Elder Abuse, Neglect Make Early Death Far More Likely

ByABC News
August 4, 2009, 8:18 PM

Aug. 5 -- TUESDAY, Aug. 4 (HealthDay News) -- When seniors stop taking proper care of themselves, their risk for death increases nearly sixfold, a new study shows.

In addition, elderly people who are abused physically, emotionally, financially or through withdrawal of care don't fare much better. Their risk for dying more than doubles, the researchers report.

"Elder self-neglect and abuse really have severe consequences," said study author Dr. XinQi Dong, an associate professor of medicine at Rush University Medical Center in Chicago.

Though people often associate dementia or Alzheimer's disease with self-neglect, the researchers found that "it's not just the cognitively impaired" who are affected, Dong said. "Even more capable seniors face a higher risk of premature death from self-neglect."

The findings are reported in the Aug. 5 issue of the Journal of the American Medical Association.

Elder self-neglect is the most common reason that someone is referred to adult protective services, according to Dr. Thomas Gill, author of an accompanying editorial in the same issue of the journal. The inability to care for oneself, which characterizes self-neglect, can include failing to provide adequate food, water, clothing, shelter and necessary medications and not following basic hygiene practices, according to the study and editorial.
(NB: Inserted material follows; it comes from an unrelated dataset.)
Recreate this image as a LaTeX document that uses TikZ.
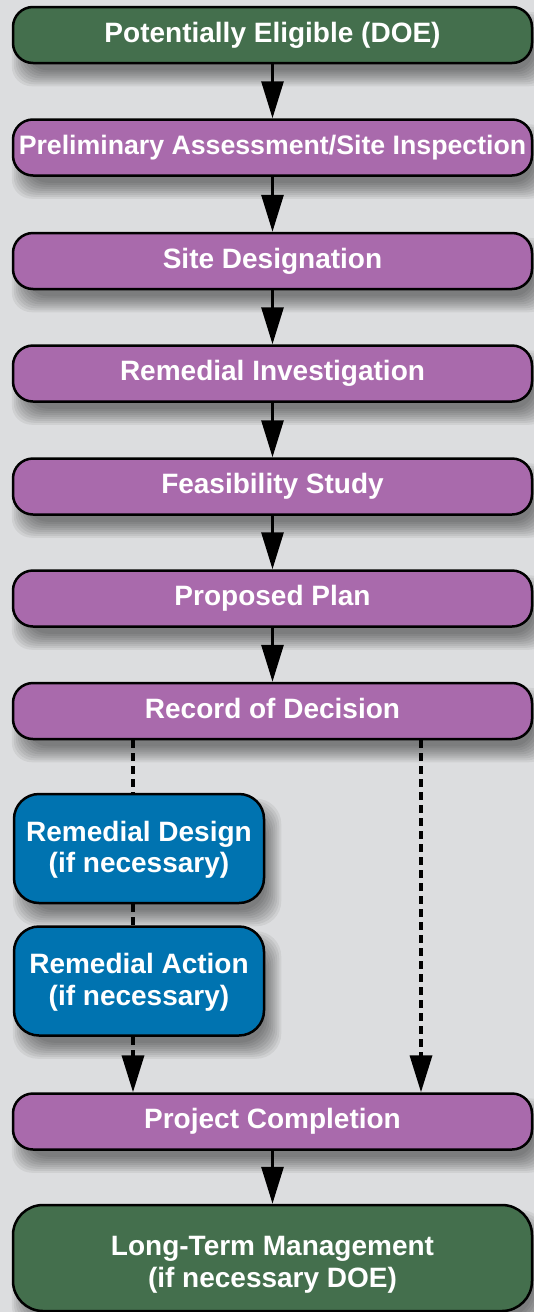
\documentclass[tikz,border=0pt]{standalone}
\usepackage{fontspec}
\setmainfont{Liberation Sans}
\usetikzlibrary{arrows.meta,backgrounds}
\definecolor{bgc}{HTML}{DCDDDF}
\definecolor{gbox}{HTML}{446F4D}
\definecolor{pbox}{HTML}{A96AAC}
\definecolor{bbox}{HTML}{0073B0}
\tikzset{
  boxbase/.style={draw=black, line width=2.5pt, text=white, font=\bfseries\fontsize{28}{31.5}\selectfont, align=center, inner sep=0pt},
  onel/.style={text height=21pt, text depth=7pt},
  pstep/.style={boxbase, onel, fill=pbox, rounded corners=20pt, minimum width=519pt, minimum height=56pt},
  gstep/.style={boxbase, fill=gbox, rounded corners=20pt, minimum width=519pt, minimum height=56pt},
  bstep/.style={boxbase, fill=bbox, rounded corners=25pt, minimum width=250pt, minimum height=109pt, text height=50pt, text depth=2pt},
  arr/.style={line width=3pt, -{Triangle[length=37pt,width=22pt]}},
  dline/.style={line width=3.5pt, dash pattern=on 8pt off 5pt},
  darr/.style={dline, -{Triangle[length=37pt,width=22pt]}}
}
\begin{document}
\begin{tikzpicture}[x=1pt,y=1pt]
\useasboundingbox (0,0) rectangle (534,-1312);
\node[gstep, onel] (n0) at (272.5,-35) {Potentially Eligible (DOE)};
\node[pstep, font=\bfseries\fontsize{26.7}{30}\selectfont] (n1) at (272.5,-147.5) {Preliminary Assessment/Site Inspection};
\node[pstep] (n2) at (272.5,-261) {Site Designation};
\node[pstep] (n3) at (272.5,-373.5) {Remedial Investigation};
\node[pstep] (n4) at (272.5,-486.5) {Feasibility Study};
\node[pstep] (n5) at (272.5,-598.5) {Proposed Plan};
\node[pstep] (n6) at (272.5,-711) {Record of Decision};
\node[bstep] (rd) at (139,-848.5) {Remedial Design\\(if necessary)};
\node[bstep] (ra) at (139,-981) {Remedial Action\\(if necessary)};
\node[pstep] (pc) at (272.5,-1121.5) {Project Completion};
\node[gstep, rounded corners=30pt, minimum height=106pt, text height=60pt, text depth=2pt] (lt) at (272.5,-1258) {Long-Term Management\\(if necessary DOE)};
\coordinate (cl) at (133,0);
\coordinate (cr) at (421,0);
\draw[arr] (n0.south) -- (n1.north);
\draw[arr] (n1.south) -- (n2.north);
\draw[arr] (n2.south) -- (n3.north);
\draw[arr] (n3.south) -- (n4.north);
\draw[arr] (n4.south) -- (n5.north);
\draw[arr] (n5.south) -- (n6.north);
\draw[arr] (pc.south) -- (lt.north);
\draw[dline] (n6.south -| cl) -- (rd.north -| cl);
\draw[dline] (rd.south -| cl) -- (ra.north -| cl);
\draw[darr] (ra.south -| cl) -- (pc.north -| cl);
\draw[darr] (n6.south -| cr) -- (pc.north -| cr);
\begin{scope}[on background layer]
  \fill[bgc] (0,0) rectangle (534,-1312);
  \foreach \n/\rc in {n0/20,n1/20,n2/20,n3/20,n4/20,n5/20,n6/20,pc/20,rd/25,ra/25,lt/30} {
    \foreach \r in {-8,-6,...,8} {
      \fill[black, opacity=0.06, rounded corners=\rc pt]
        ([shift={({8-\r},{-14-\r})}]\n.south west) rectangle ([shift={({8+\r},{-14+\r})}]\n.north east);
    }
  }
\end{scope}
\end{tikzpicture}
\end{document}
Abuse can include physical or sexual abuse, confinement, emotional abuse, caregiver neglect, deprivation or financial exploitation, the study reported.
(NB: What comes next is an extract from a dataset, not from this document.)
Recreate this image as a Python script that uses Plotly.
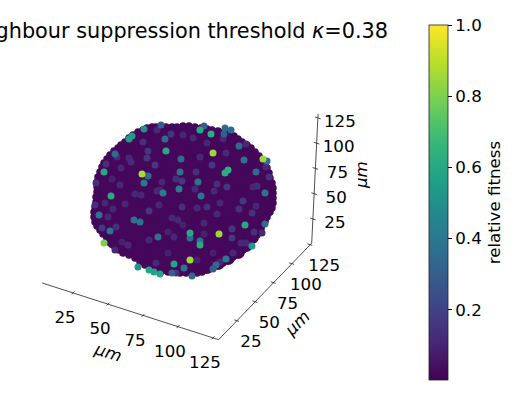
import plotly.graph_objects as go

############ Data ##############
# The cell positions are read off the picture as projected (screen plane) positions
# base layer, near-zero fitness: rim of the ball
rim_u = [160, 172, 183, 195, 207, 218, 230, 238, 247, 255, 263, 267, 270, 273, 273, 272, 267, 262, 257, 250,
         243, 233, 223, 213, 202, 192, 180, 168, 157, 145, 135, 123, 115, 107, 100, 95, 94, 96, 97, 97,
         100, 104, 110, 118, 125, 133, 143, 152,
         166, 177, 189, 201, 212, 224, 234, 242, 251, 259, 265, 269, 272, 273, 273, 270, 265, 260, 254, 247,
         238, 228, 218, 207, 197, 186, 174, 162, 151, 140, 129, 119, 111, 103, 97, 94, 95, 96, 97, 98,
         102, 107, 114, 121, 129, 138, 147, 156]
rim_v = [127, 127, 126, 127, 129, 131, 134, 139, 145, 152, 160, 168, 178, 188, 198, 208, 217, 225, 235, 243,
         250, 257, 263, 267, 272, 273, 273, 272, 269, 265, 258, 253, 247, 238, 230, 222, 212, 202, 192, 182,
         172, 163, 155, 148, 142, 135, 130, 127,
         127, 127, 126, 128, 130, 132, 136, 142, 148, 156, 164, 173, 183, 193, 203, 212, 221, 230, 239, 246,
         253, 260, 265, 269, 273, 273, 272, 271, 267, 262, 255, 250, 242, 234, 226, 217, 207, 197, 187, 177,
         167, 159, 151, 145, 138, 132, 128, 127]
# base layer: second ring just inside the rim
ring_u = [166, 178, 190, 202, 213, 224, 234, 243, 251, 258, 263, 266, 268, 268, 266, 262, 258, 252, 246, 238,
          228, 218, 207, 196, 185, 174, 162, 150, 140, 128, 120, 112, 105, 100, 99, 101, 102, 105, 109, 114,
          121, 128, 136, 146, 156]
ring_v = [132, 132, 131, 133, 136, 139, 143, 149, 156, 163, 172, 182, 192, 202, 211, 219, 228, 237, 245, 252,
          258, 263, 267, 268, 268, 267, 264, 260, 254, 248, 242, 234, 226, 218, 208, 197, 187, 177, 168, 160,
          153, 147, 140, 134, 132]
# base layer: filling inside the rings
fill_u = [145, 165, 185, 205, 225,
          120, 140, 160, 180, 200, 220, 240,
          112, 132, 152, 172, 192, 212, 232, 252,
          110, 130, 150, 170, 190, 210, 230, 250, 258,
          110, 130, 150, 170, 190, 210, 230, 252,
          118, 138, 158, 178, 198, 218, 238,
          145, 165, 185, 205, 222,
          175, 195]
fill_v = [145, 145, 145, 145, 145,
          163, 163, 163, 163, 163, 163, 163,
          181, 181, 181, 181, 181, 181, 181, 181,
          199, 199, 199, 199, 199, 199, 199, 199, 199,
          217, 217, 217, 217, 217, 217, 217, 217,
          235, 235, 235, 235, 235, 235, 235,
          248, 248, 248, 248, 248,
          258, 258]
# faint purple cells
faint_u = [171, 143, 148, 147, 129, 131, 155, 117, 106, 121, 196, 200, 212, 217, 227, 243, 239, 220, 214, 195,
           176, 182, 157, 135, 141, 120, 112, 96, 95, 105, 113, 125, 149, 159, 182, 197, 207, 217, 178, 172,
           204, 232, 232, 241, 254, 262, 256, 252, 257, 253, 269, 266, 226, 223, 246, 193, 207, 183, 157, 102,
           108, 116, 128, 115, 156, 168, 174, 183, 168, 149, 122, 213, 233, 246, 197, 220, 176, 204, 162, 160]
faint_v = [134, 142, 151, 158, 158, 162, 165, 157, 164, 168, 172, 157, 165, 184, 187, 201, 209, 203, 191, 189,
           179, 181, 191, 194, 195, 185, 179, 183, 205, 203, 209, 204, 211, 205, 207, 208, 207, 214, 220, 218,
           223, 229, 238, 243, 232, 233, 206, 213, 186, 187, 177, 167, 153, 139, 144, 138, 143, 135, 130, 228,
           217, 227, 245, 250, 263, 253, 237, 225, 232, 240, 242, 253, 253, 243, 260, 262, 273, 234, 182, 190]
faint_fitness = [0.16, 0.14, 0.16, 0.16, 0.11, 0.12, 0.16, 0.11, 0.14, 0.11, 0.14, 0.11, 0.16, 0.14, 0.16, 0.16, 0.14, 0.11, 0.11, 0.11,
                 0.14, 0.16, 0.11, 0.11, 0.11, 0.11, 0.09, 0.14, 0.14, 0.11, 0.11, 0.11, 0.16, 0.11, 0.14, 0.11, 0.14, 0.11, 0.11, 0.11,
                 0.11, 0.16, 0.16, 0.11, 0.14, 0.11, 0.11, 0.14, 0.14, 0.11, 0.14, 0.11, 0.11, 0.11, 0.11, 0.11, 0.11, 0.11, 0.11, 0.16,
                 0.11, 0.14, 0.11, 0.11, 0.11, 0.09, 0.11, 0.09, 0.09, 0.11, 0.09, 0.09, 0.11, 0.11, 0.09, 0.11, 0.14, 0.09, 0.11, 0.11]
# blue cells
blue_u = [165, 181, 180, 148, 144, 163, 179, 198, 201, 115, 99, 110, 134, 140, 158, 190, 200, 226, 265, 244,
          256, 239, 224, 231, 225, 204, 161, 267, 265, 184, 216, 192, 172, 213]
blue_v = [139, 159, 172, 176, 183, 193, 189, 182, 196, 154, 215, 231, 220, 222, 237, 238, 241, 259, 193, 160,
          172, 146, 134, 130, 128, 126, 125, 161, 224, 268, 265, 276, 273, 269]
blue_fitness = [0.35, 0.35, 0.38, 0.35, 0.4, 0.42, 0.42, 0.38, 0.38, 0.35, 0.38, 0.38, 0.38, 0.38, 0.38, 0.35, 0.38, 0.42, 0.38, 0.38,
                0.35, 0.35, 0.3, 0.35, 0.35, 0.3, 0.3, 0.35, 0.35, 0.38, 0.35, 0.35, 0.3, 0.3]
# teal and green cells
green_u = [166, 211, 200, 132, 129, 104, 111, 225, 228, 245, 190, 200, 174, 144, 252, 138, 149, 154, 160]
green_v = [151, 134, 130, 136, 139, 172, 196, 173, 170, 225, 233, 245, 264, 129, 246, 267, 270, 272, 274]
green_fitness = [0.6, 0.62, 0.6, 0.55, 0.55, 0.6, 0.6, 0.62, 0.62, 0.6, 0.6, 0.6, 0.58, 0.5, 0.55, 0.5, 0.58, 0.58, 0.58]
# brightest cells
bright_u = [213, 263, 142, 219, 190, 104]
bright_v = [153, 159, 174, 234, 260, 243]
bright_fitness = [0.85, 0.85, 0.87, 0.85, 0.85, 0.8]

axis_ticks = [25, 50, 75, 100, 125]
tick_labels = ["25", "50", "75", "100", "125"]
colorbar_ticks = [0.2, 0.4, 0.6, 0.8, 1.0]
x_limits = [3, 129]
y_limits = [0, 127]
z_limits = [1, 129]

TITLE = "Neighbour suppression threshold <i>κ</i>=0.38"
FONT = "DejaVu Sans"


# Same view as the picture: micrometres to screen position
def project(x, y, z):
    u = 42.2 + 1.40 * (x - 3) + 0.733 * y + 0.05 * (z - 1)
    v = 283 + 0.45 * (x - 3) - 0.76 * y - 1.01 * (z - 1)
    return u, v


def segments(starts_ends):
    us, vs = [], []
    for a, b in starts_ends:
        ua, va = project(*a)
        ub, vb = project(*b)
        us += [ua, ub, None]
        vs += [va, vb, None]
    return us, vs


x_max, y_max, z_min = x_limits[1], y_limits[1], z_limits[0]
axis_lines = [
    ((x_limits[0], 0, z_min), (x_max, 0, z_min)),
    ((x_max, 0, z_min), (x_max, y_max, z_min)),
    ((x_max, y_max, z_min), (x_max, y_max, z_limits[1])),
]
tick_marks = []
for t in axis_ticks:
    tick_marks.append(((t, -2, z_min), (t, 2, z_min)))
    tick_marks.append(((x_max - 2, t, z_min), (x_max + 1.5, t, z_min)))
    tick_marks.append(((x_max - 2, y_max, t), (x_max + 2, y_max, t)))

fig = go.Figure()

# 3D axes
line_u, line_v = segments(axis_lines + tick_marks)
fig.add_trace(go.Scatter(x=line_u, y=line_v, mode="lines", line=dict(color="#222222", width=0.8), hoverinfo="skip"))

# tick labels
label_u, label_v, label_text = [], [], []
for t, lab in zip(axis_ticks, tick_labels):
    for pos, du, dv in [((t, 0, z_min), -8, 26), ((x_max, t, z_min), 14, 22), ((x_max, y_max, t), 22, 5)]:
        u, v = project(*pos)
        label_u.append(u + du)
        label_v.append(v + dv)
        label_text.append(lab)
fig.add_trace(
    go.Scatter(
        x=label_u,
        y=label_v,
        mode="text",
        text=label_text,
        textposition="middle center",
        textfont=dict(family=FONT, size=16.7, color="black"),
        hoverinfo="skip",
    )
)

# cells, dark ones first
cell_u = fill_u + ring_u + rim_u + faint_u + blue_u + green_u + bright_u
cell_v = fill_v + ring_v + rim_v + faint_v + blue_v + green_v + bright_v
cell_fitness = [0.02] * (len(fill_u) + len(ring_u) + len(rim_u)) + faint_fitness + blue_fitness + green_fitness + bright_fitness
cell_size = (
    [30] * len(fill_u)
    + [14] * len(ring_u)
    + [7.5] * len(rim_u)
    + [7] * (len(faint_u) + len(blue_u) + len(green_u) + len(bright_u))
)

fig.add_trace(
    go.Scatter(
        x=cell_u,
        y=cell_v,
        mode="markers",
        marker=dict(
            color=cell_fitness,
            size=cell_size,
            opacity=1,
            colorscale="Viridis",
            cmin=0.003,
            cmax=1.0,
            line=dict(width=0),
            colorbar=dict(
                x=429 / 531,
                xanchor="left",
                xpad=0,
                y=(399 - 202.5) / 399,
                yanchor="middle",
                ypad=0,
                len=355,
                lenmode="pixels",
                thickness=18.5,
                thicknessmode="pixels",
                outlinewidth=0.8,
                outlinecolor="#222222",
                tickmode="array",
                tickvals=colorbar_ticks,
                ticktext=[f"{t:.1f}" for t in colorbar_ticks],
                ticks="outside",
                ticklen=4,
                tickwidth=0.8,
                tickcolor="black",
                tickfont=dict(family=FONT, size=16.7, color="black"),
                title=dict(text="relative fitness", side="right", font=dict(family=FONT, size=16.7, color="black")),
            ),
        ),
    )
)

# axis names
for text, u, v, angle in [("<i>μm</i>", 108, 352, 18), ("<i>μm</i>", 297, 323, -45), ("<i>μm</i>", 361, 175, -90)]:
    fig.add_annotation(
        x=u,
        y=v,
        xref="x",
        yref="y",
        text=text,
        textangle=angle,
        showarrow=False,
        font=dict(family=FONT, size=16.7, color="black"),
    )

fig.update_layout(
    width=531,
    height=399,
    margin=dict(l=0, r=0, t=0, b=0),
    paper_bgcolor="white",
    plot_bgcolor="white",
    showlegend=False,
    title=dict(
        text=TITLE,
        x=388 / 531,
        xanchor="right",
        y=(399 - 31) / 399,
        yanchor="middle",
        font=dict(family=FONT, size=20.8, color="black"),
    ),
    xaxis=dict(visible=False, range=[0, 531], fixedrange=True),
    yaxis=dict(visible=False, range=[399, 0], fixedrange=True),
)

# page margin off, so the figure fills the window
fig.write_html("out.html", config={"displayModeBar": False}, post_script="document.body.style.margin = '0';")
Dong and his colleagues followed a group of 9,318 Chicago residents, all older than 65, who were participating in the Chicago Health and Aging Project. During the study period, from 1993 to 2005, social service agencies received reports of self-neglect on 1,544 of the participants, and 113 were reported as being abused. During about seven years of follow-up, 4,306 of the participants died.

The researchers found that elder self-neglect was associated with a 5.82 times increased risk for mortality in the year after a report of self-neglect. For abused seniors, the chance that they would die in the year after the abuse was reported was more than twice as great as it was for seniors who were not abused.